I went to bed mad, and he has no idea why. Does anybody out there feel my frustration?! It's not the first time something like this has happened to me - It's becoming a bit of a pattern. That's why I signed up to this forum, to get advice. 

This morning I wrote him a letter, very bluntly stating my issues. I really want to give it to him, but I Know that he will be extremely embarassed, and have very hurt feelings. What should I do?


----------



## tacoma (May 1, 2011)

Edit any anger out of the letter and gear it towards as much compassion as you can.

Give it to him
_Posted via Mobile Device_


----------



## Mavash. (Jan 26, 2012)

Couple of issues. First is his age. At 41 his drive is likely declining while your is accelerating. 

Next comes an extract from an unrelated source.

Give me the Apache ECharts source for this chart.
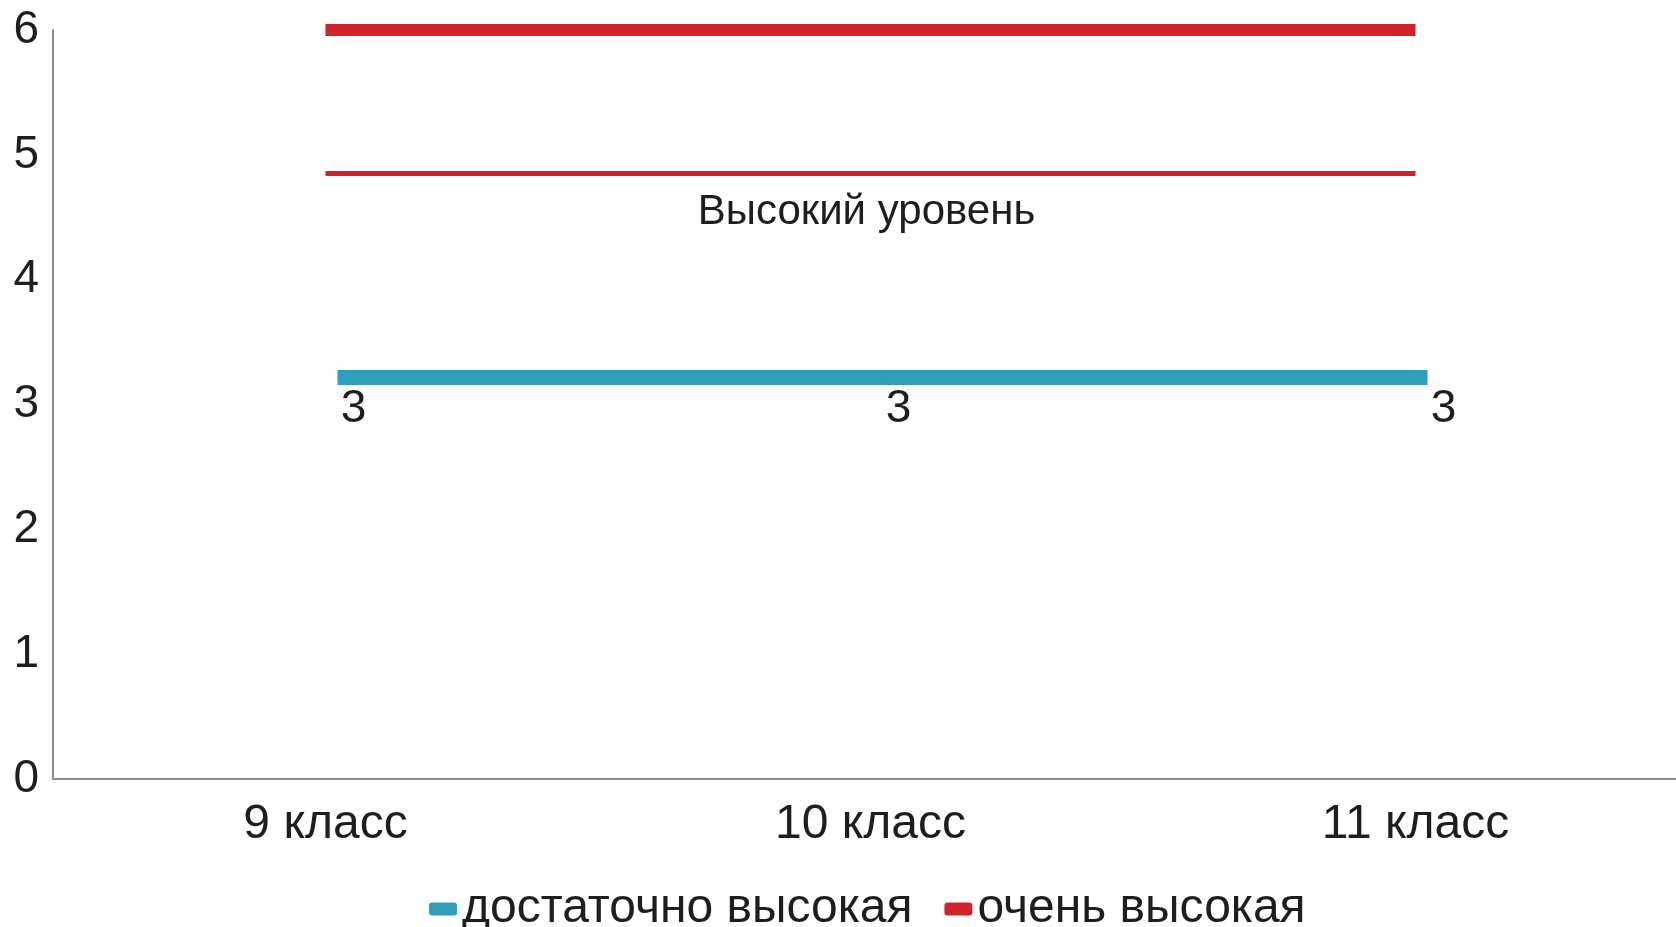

Secondly you're training him with your actions that you're okay with this. You repeatedly get him off FIRST knowing that his habit is to not return the favor for hours later if ever. You can get mad all you want but YOU are the one allowing this to happen. Next time he wants the mind blowing tantric hand job tell him no you come first and state gently why.

Problem solved.


----------



## 1986Samantha (Feb 25, 2013)

Mavash - That is good advice. Thank You  I just never wanted to be the girl that would withhold sex. I like to please him, but I suppose desperate times call for desperate measures.


----------



## Mavash. (Jan 26, 2012)

I've said this several times on this board but it bears repeating. Never ever ever give with expectations. It only sets you up for resentment later.

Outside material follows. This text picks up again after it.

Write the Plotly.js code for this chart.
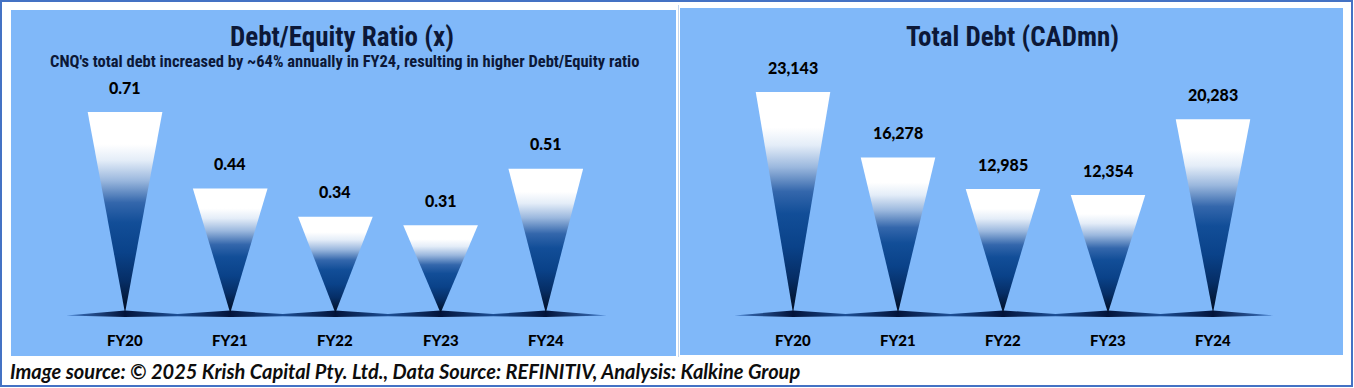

In this example you gave expecting him to give back and when that didn't happen you got pissed. That's on you.

And I'm not suggesting you withhold sex I'm suggesting you stop giving with expectations AND stop giving more than you are getting in return. An imbalance also causes resentment. I've vowed in my 21 year marriage to not give more than he does. I'll match it but I will not exceed it.


----------



## tacoma (May 1, 2011)

Mavash. said:


> I've said this several times on this board but it bears repeating. Never ever ever give with expectations. It only sets you up for resentment later.

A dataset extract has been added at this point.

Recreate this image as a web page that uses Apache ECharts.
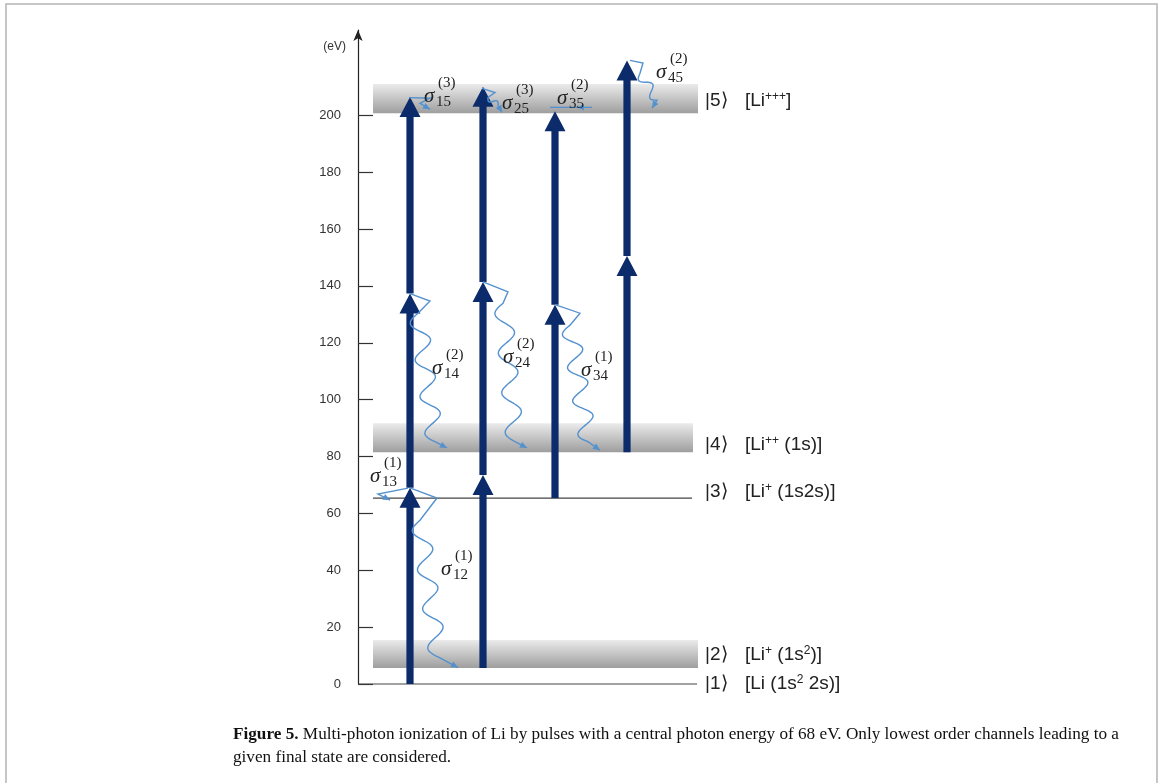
<!DOCTYPE html>
<html>
<head>
<meta charset="utf-8">
<title>Multi-photon ionization of Li</title>
<script src="https://cdn.jsdelivr.net/npm/echarts@6/dist/echarts.min.js"></script>
<style>
  html, body { margin: 0; padding: 0; background: #fff; }
  #chart { width: 1158px; height: 783px; }
</style>
</head>
<body>
<div id="chart"></div>
<script>
// Energy axis (eV)
const energyTicks = [0, 20, 40, 60, 80, 100, 120, 140, 160, 180, 200];
const energyMax = 230;

// Atomic / ionic levels: band edges in eV and horizontal extent in diagram units
const levelKets = ['|1⟩', '|2⟩', '|3⟩', '|4⟩', '|5⟩'];
const levelSpecies = [
  '{t|[Li (1s}{s|2}{t| 2s)]}',
  '{t|[Li}{s|+}{t| (1s}{s|2}{t|)]}',
  '{t|[Li}{s|+}{t| (1s2s)]}',
  '{t|[Li}{s|++}{t| (1s)]}',
  '{t|[Li}{s|+++}{t|]}'
];
const levelLower = [0, 5.6, 65.4, 81.5, 200.7];
const levelUpper = [0, 15.5, 65.4, 91.7, 211.0];
const levelLabelEnergy = [0, 10.2, 67.5, 84.0, 205.0];
const levelStart = [0, 15, 15, 15, 15];
const levelEnd = [339, 340, 334, 335, 340];
const ketX = 347;
const speciesX = 387;

// Photon ladders: column position and the energies each 68 eV photon connects
const columnX = [52, 125, 197, 269];
const photonLadders = [
  [0, 69, 137.3, 206.4],
  [5.6, 73.5, 141.4, 210],
  [65.4, 133.4, 201.4],
  [81.5, 150.5, 219.3]
];

// Photo-electron emission paths (x in diagram units, energy in eV)
const emissionPaths = [
  [[52, 69], [79, 65.4], [62, 57.6], [80, 9.5], [100, 5.8]],          // σ12
  [[50, 68.9], [20, 66.8], [32, 64.7]],                                 // σ13
  [[52, 137.3], [72, 134.7], [60, 130.4], [77, 85.2], [89, 83]],      // σ14
  [[125, 141.4], [150, 137.9], [145, 133.9], [157, 85.2], [169, 83]], // σ24
  [[197, 133.4], [222, 130.4], [212, 126.2], [230, 85.2], [242, 82.2]], // σ34
  [[51, 206.2], [72, 206.0], [62, 204.2], [72, 202.1]],                // σ15
  [[124, 209.5], [137, 208.0], [130, 206.3], [140, 203.5], [144, 201.0]], // σ25
  [[234, 202.8], [219, 202.8], [192, 202.8]],                           // σ35
  [[272, 219.3], [285, 218.4], [282, 214.8], [299, 205.3], [294, 202.5]]  // σ45
];
const emissionWaveSegment = [2, -1, 2, 2, 2, -1, 2, -1, 2];
const emissionHalfWaves = [7, 0, 7, 7, 7, 0, 2, 0, 3];
const emissionAmplitude = [9, 0, 9, 9, 9, 0, 3, 0, 5];
const emissionArrowAt = [4, 2, 4, 4, 4, 3, 4, 1, 4];

// Cross-section labels σ_ij^(n): order, indices and anchor (left edge of σ)
const sigmaOrder = ['(1)', '(1)', '(2)', '(2)', '(1)', '(3)', '(3)', '(2)', '(2)'];
const sigmaIndex = ['12', '13', '14', '24', '34', '15', '25', '35', '45'];
const sigmaX = [83, 12, 74, 145, 223, 66, 144, 199, 298];
const sigmaEnergy = [40.4, 73.1, 111.1, 115.0, 110.4, 206.7, 204.2, 206.0, 215.1];

const NAVY = '#0c2b6b';
const WAVE = '#5391cf';
const SANS = '"Liberation Sans", Arial, sans-serif';
const SERIF = '"Liberation Serif", "Times New Roman", serif';

const chart = echarts.init(document.getElementById('chart'), null, { renderer: 'canvas' });

function renderLevel(params, api) {
  const i = params.dataIndex;
  const tl = api.coord([levelStart[i], levelUpper[i]]);
  const br = api.coord([levelEnd[i], levelLower[i]]);
  const children = [];
  if (levelUpper[i] > levelLower[i]) {
    children.push({
      type: 'rect',
      shape: { x: tl[0], y: tl[1], width: br[0] - tl[0], height: br[1] - tl[1] },
      style: {
        fill: new echarts.graphic.LinearGradient(0, 0, 0, 1, [
          { offset: 0, color: '#ebebeb' },
          { offset: 1, color: '#9e9e9e' }
        ])
      }
    });
  } else {
    children.push({
      type: 'line',
      shape: { x1: tl[0], y1: tl[1], x2: br[0], y2: tl[1] },
      style: { stroke: '#444', lineWidth: 1.2 }
    });
  }
  const ky = api.coord([ketX, levelLabelEnergy[i]]);
  children.push({
    type: 'text', x: ky[0], y: ky[1],
    style: { text: levelKets[i], fill: '#222', fontFamily: SANS, fontSize: 19, verticalAlign: 'middle', align: 'left' }
  });
  const sy = api.coord([speciesX, levelLabelEnergy[i]]);
  children.push({
    type: 'text', x: sy[0], y: sy[1],
    style: {
      text: levelSpecies[i], verticalAlign: 'middle', align: 'left',
      rich: {
        t: { fill: '#222', fontFamily: SANS, fontSize: 19, lineHeight: 21 },
        s: { fill: '#222', fontFamily: SANS, fontSize: 12, lineHeight: 11, verticalAlign: 'top' }
      }
    }
  });
  return { type: 'group', children: children };
}

function renderPhoton(params, api) {
  const x = api.value(0);
  const p0 = api.coord([x, api.value(1)]);
  const p1 = api.coord([x, api.value(2)]);
  const sw = 3.6, hw = 10.5, hl = 20;
  const cx = p0[0];
  return {
    type: 'polygon',
    shape: {
      points: [
        [cx - sw, p0[1]], [cx - sw, p1[1] + hl], [cx - hw, p1[1] + hl], [cx, p1[1]],
        [cx + hw, p1[1] + hl], [cx + sw, p1[1] + hl], [cx + sw, p0[1]]
      ]
    },
    style: { fill: NAVY }
  };
}

function wavy(a, b, halfWaves, amp) {
  const dx = b[0] - a[0], dy = b[1] - a[1];
  const len = Math.hypot(dx, dy);
  const nx = -dy / len, ny = dx / len;
  const n = Math.max(2, Math.ceil(len / 1.5));
  const out = [];
  for (let k = 0; k <= n; k++) {
    const t = k / n;
    const off = amp * Math.sin(Math.PI * halfWaves * t);
    out.push([a[0] + dx * t + nx * off, a[1] + dy * t + ny * off]);
  }
  return out;
}

function renderEmission(params, api) {
  const i = params.dataIndex;
  const pts = emissionPaths[i].map(p => api.coord(p));
  const ws = emissionWaveSegment[i];
  const line = [pts[0]];
  for (let k = 1; k < pts.length; k++) {
    if (k - 1 === ws && emissionHalfWaves[i] > 0) {
      const w = wavy(pts[k - 1], pts[k], emissionHalfWaves[i], emissionAmplitude[i]);
      for (let j = 1; j < w.length; j++) line.push(w[j]);
    } else {
      line.push(pts[k]);
    }
  }
  const a = emissionArrowAt[i];
  const tip = pts[a], prev = pts[a - 1];
  const dx = tip[0] - prev[0], dy = tip[1] - prev[1];
  const len = Math.hypot(dx, dy) || 1;
  const ux = dx / len, uy = dy / len;
  const L = 7, W = 3.2;
  const head = [
    tip,
    [tip[0] - ux * L - uy * W, tip[1] - uy * L + ux * W],
    [tip[0] - ux * L + uy * W, tip[1] - uy * L - ux * W]
  ];
  return {
    type: 'group',
    children: [
      { type: 'polyline', shape: { points: line }, style: { stroke: WAVE, lineWidth: 1.4, fill: null } },
      { type: 'polygon', shape: { points: head }, style: { fill: WAVE } }
    ]
  };
}

function renderSigma(params, api) {
  const i = params.dataIndex;
  const p = api.coord([sigmaX[i], sigmaEnergy[i]]);
  return {
    type: 'group',
    children: [
      { type: 'text', x: p[0], y: p[1],
        style: { text: 'σ', fill: '#222', fontFamily: SERIF, fontStyle: 'italic', fontSize: 21, verticalAlign: 'middle', align: 'left' } },
      { type: 'text', x: p[0] + 14, y: p[1] - 13,
        style: { text: sigmaOrder[i], fill: '#222', fontFamily: SERIF, fontSize: 15, verticalAlign: 'middle', align: 'left' } },
      { type: 'text', x: p[0] + 12, y: p[1] + 6,
        style: { text: sigmaIndex[i], fill: '#222', fontFamily: SERIF, fontSize: 15, verticalAlign: 'middle', align: 'left' } }
    ]
  };
}

const photonSegments = [];
photonLadders.forEach((ladder, c) => {
  for (let k = 0; k < ladder.length - 1; k++) photonSegments.push([columnX[c], ladder[k], ladder[k + 1]]);
});

const option = {
  animation: false,
  grid: { left: 358, right: 0, top: 30, bottom: 99, outerBoundsMode: 'none' },
  xAxis: { type: 'value', min: 0, max: 800, show: false },
  yAxis: {
    type: 'value', min: 0, max: energyMax, interval: 10,
    name: '(eV)', nameLocation: 'end', nameGap: -17,
    nameTextStyle: { align: 'right', verticalAlign: 'middle', padding: [0, 12, 0, 0], color: '#333', fontFamily: SANS, fontSize: 12 },
    axisLine: { show: true, symbol: ['none', 'arrow'], symbolSize: [7, 11], lineStyle: { color: '#222', width: 1.2 } },
    axisTick: { show: true, inside: true, length: 15, customValues: energyTicks, lineStyle: { color: '#333', width: 1.2 } },
    axisLabel: { show: true, margin: 17, customValues: energyTicks, color: '#333', fontFamily: SANS, fontSize: 13 },
    splitLine: { show: false }
  },
  graphic: [
    { type: 'rect', shape: { x: 6, y: 4, width: 1151, height: 800 }, style: { fill: null, stroke: '#b4b4b4', lineWidth: 1.5 }, silent: true },
    { type: 'text', left: 233, top: 723,
      style: {
        text: '{b|Figure 5.} Multi-photon ionization of Li by pulses with a central photon energy of 68 eV. Only lowest order channels leading to a\ngiven final state are considered.',
        fontFamily: SERIF, fontSize: 17.2, lineHeight: 23, fill: '#111',
        rich: { b: { fontFamily: SERIF, fontSize: 17.2, fontWeight: 'bold', fill: '#111', lineHeight: 23 } }
      } }
  ],
  series: [
    { type: 'custom', name: 'levels', silent: true, clip: false, renderItem: renderLevel,
      data: levelLower.map((lo, i) => [levelStart[i], lo]) },
    { type: 'custom', name: 'photons', silent: true, clip: false, renderItem: renderPhoton,
      data: photonSegments, encode: { x: 0, y: [1, 2] } },
    { type: 'custom', name: 'emission', silent: true, clip: false, renderItem: renderEmission,
      data: emissionPaths.map(p => p[0]) },
    { type: 'custom', name: 'sigma', silent: true, clip: false, renderItem: renderSigma,
      data: sigmaX.map((x, i) => [x, sigmaEnergy[i]]) }
  ]
};

chart.setOption(option);
</script>
</body>
</html>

Where the hell were you with this bit of enlightenment ten years ago?

All & I mean ALL my problems would be non existent if I had learned this back then.


_Posted via Mobile Device_


----------



## PBear (Nov 16, 2010)

1986Samantha said:


> Mavash - That is good advice. Thank You  I just never wanted to be the girl that would withhold sex. I like to please him, but I suppose desperate times call for desperate measures.


She didn't tell you to withhold sex. She said to change the order. 

C
_Posted via Mobile Device_


----------



## 1986Samantha (Feb 25, 2013)

withhold may have been a poor choice of words. Regardless, it will result in a shift in our sex life - something he may be unprepared for.


----------



## Mavash. (Jan 26, 2012)

tacoma said:


> Where the hell were you with this bit of enlightenment ten years ago?
> 
> All & I mean ALL my problems would be non existent if I had learned this back then.
> 
> ...


I just learned this myself about a year ago. Even now I have to take that extra 10 seconds and ask myself one question. If I do this (could be anything) and get nothing back will I be upset? If the answer is yes I don't do it. 

Doing this has literally changed my life with my husband, friends, family, etc.


----------



## Kaboom (Feb 6, 2013)

As a man in his early 40's, yes the sex drive is ... different. Once I orgasm, it could pretty much be summed up that I'm done for the night. The mental drive is still there but the libido doesn't cooperate like it used to. I've learned to deal with this simply by focusing on HER pleasure and making sure she's completely satisfied before I even think about finishing. Then, once said and done, the great HJ, BJ, or whatever finishes me off is done without guilt.

He just needs to understand his own shortcomings. Communication (before the act) is key.

Mavash nailed it in the 3rd reply really.


----------



## MaritimeGuy (Jul 28, 2012)

Mavash. said:


> I've said this several times on this board but it bears repeating. Never ever ever give with expectations. It only sets you up for resentment later.


I didn't get the sense she set out with the expectation of giving to get back. She happened to get turned on while giving. I have to think that's a bit different.

When your spouse is particularly turned on shouldn't you want to at least help them to get off? Perhaps cudding and/or kissing while they get themselves off at the very least?


----------



## Mavash. (Jan 26, 2012)

MaritimeGuy said:


> I didn't get the sense she set out with the expectation of giving to get back. She happened to get turned on while giving. I have to think that's a bit different.


Actually it's not. She KNOWS she's going to get aroused and KNOWS (at this point) that he's not going to give back for hours if ever. This is still on her.

And the reason I say this is because she got pissed about it. That's a dead give away that she gave with expectations.


----------



## 1986Samantha (Feb 25, 2013)

I don't know if "pissed" is the same thing as sexual frustration.


----------



## Mavash. (Jan 26, 2012)

> By the time he got off the phone, I was no longer horny, I was angry.


Your words.

And trust me I agree. I'd be angry too. He put everything else before you.


----------



## 1986Samantha (Feb 25, 2013)

My issue wasn't really about the fact that I had given with nothing in return. I have no issue with waiting a few hours to get mine - I'd rather wait a few hours and have him full of energy than exhausted and pleasuring me out of obligation. My concern was with the fact that I was nearly naked, looking my best, flaunting myself at him, and he seemed not to notice.

Anyaway, we've been texting all morning and I think the problem will be remedied


----------



## Mavash. (Jan 26, 2012)

My husband is 47 so I totally get that.


----------



## 1986Samantha (Feb 25, 2013)

I'm with you AM2013. Sex is always better when you can get your pleasure out of his first errection rather than trying for a second or third time in one night. It's a happy comromise.


----------